On Tuesday, the city commission approved resolution support to continue the educational program of the charter school — including the storage or livestock — within the city limits if a new school is constructed. The resolution formalizes the city's willingness to make changes to the animal control ordinances if needed for the school to host livestock and maintain a rural life school in the city limits.
"This does not constitute the city taking a position as to whether voters should, or should not, pass the bond issue," Myers said.
The possible construction of a new elementary school is the second question of a two-question bond issue. The first portion of the bond issue is the use of $61 million for renovations throughout the district. The second portion of the bond, which can only be approved if the first question is approved, would mark more than $24 million for a new elementary school. Approval of the first question and failure of the second question would mean renovations to the current Walton Rural Life Center.

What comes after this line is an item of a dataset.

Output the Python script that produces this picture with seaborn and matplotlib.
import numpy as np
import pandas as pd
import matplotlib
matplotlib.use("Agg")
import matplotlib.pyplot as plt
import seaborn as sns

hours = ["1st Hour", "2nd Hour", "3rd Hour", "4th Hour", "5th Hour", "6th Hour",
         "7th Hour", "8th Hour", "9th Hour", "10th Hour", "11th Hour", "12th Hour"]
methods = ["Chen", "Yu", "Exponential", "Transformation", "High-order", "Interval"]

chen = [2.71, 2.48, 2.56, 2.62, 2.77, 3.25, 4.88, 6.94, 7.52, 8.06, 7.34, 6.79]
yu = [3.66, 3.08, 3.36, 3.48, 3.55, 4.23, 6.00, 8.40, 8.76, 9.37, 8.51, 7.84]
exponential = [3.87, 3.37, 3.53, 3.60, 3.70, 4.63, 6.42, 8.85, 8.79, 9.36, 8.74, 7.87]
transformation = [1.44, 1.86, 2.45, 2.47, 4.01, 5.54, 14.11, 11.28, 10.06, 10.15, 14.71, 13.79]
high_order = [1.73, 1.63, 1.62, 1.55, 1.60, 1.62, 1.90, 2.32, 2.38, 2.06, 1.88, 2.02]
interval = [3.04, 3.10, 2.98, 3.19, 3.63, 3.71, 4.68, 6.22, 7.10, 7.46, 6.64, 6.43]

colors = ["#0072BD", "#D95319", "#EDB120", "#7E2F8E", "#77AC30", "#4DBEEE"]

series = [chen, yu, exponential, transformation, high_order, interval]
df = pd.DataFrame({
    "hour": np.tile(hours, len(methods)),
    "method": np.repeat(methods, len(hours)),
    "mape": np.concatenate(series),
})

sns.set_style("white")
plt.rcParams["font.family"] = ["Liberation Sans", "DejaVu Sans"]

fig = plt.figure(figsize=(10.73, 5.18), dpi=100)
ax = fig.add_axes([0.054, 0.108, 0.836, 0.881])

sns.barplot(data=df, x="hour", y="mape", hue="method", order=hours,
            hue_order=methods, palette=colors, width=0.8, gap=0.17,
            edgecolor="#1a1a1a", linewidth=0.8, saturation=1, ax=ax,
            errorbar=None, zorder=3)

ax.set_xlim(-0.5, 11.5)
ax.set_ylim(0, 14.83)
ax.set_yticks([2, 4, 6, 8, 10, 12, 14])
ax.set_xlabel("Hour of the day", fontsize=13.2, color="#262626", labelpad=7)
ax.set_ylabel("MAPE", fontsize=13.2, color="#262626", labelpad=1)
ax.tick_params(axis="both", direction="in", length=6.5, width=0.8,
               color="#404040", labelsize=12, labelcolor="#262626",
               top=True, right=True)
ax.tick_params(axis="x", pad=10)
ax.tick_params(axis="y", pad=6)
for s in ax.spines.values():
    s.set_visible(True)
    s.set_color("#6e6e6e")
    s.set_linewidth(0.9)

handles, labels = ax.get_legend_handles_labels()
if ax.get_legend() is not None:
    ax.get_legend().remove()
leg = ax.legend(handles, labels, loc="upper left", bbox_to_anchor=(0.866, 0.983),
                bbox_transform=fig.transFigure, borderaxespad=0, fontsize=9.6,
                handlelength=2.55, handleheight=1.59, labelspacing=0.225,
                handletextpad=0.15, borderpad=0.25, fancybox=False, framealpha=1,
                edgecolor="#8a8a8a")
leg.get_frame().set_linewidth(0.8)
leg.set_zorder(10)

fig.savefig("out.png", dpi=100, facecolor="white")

An agreement was reached last month between Unified School District 373 and a landowner for the possible purchase of land on S.W. 24th Street near the Old Main intersection.
On June 24, the USD 373 Board of Education approved a motion to authorize superintendent Deb Hamm to sign an agreement between a landowner and the district. The land purchase will be contingent upon the passage of the bond and will be used for the new school if Question 2 of the bond passes. The seller of the land is Ron Harder, of Harder Properties.
“We are excited to have this space for the new school and the rural life program if question two passes,” Hamm said. “We believe that this space, as well as having a school built specifically for its needs, will help the program flourish.”
Ten acres of the 25 acres acquired will be donated, while 15 acres will be purchased at the rate of $0.50 per square foot or $21,780 per acre. The total cost to the district will be $326,700. That money will come from capital outlay funds.
The agreement will be closed on by Dec. 2, 2019.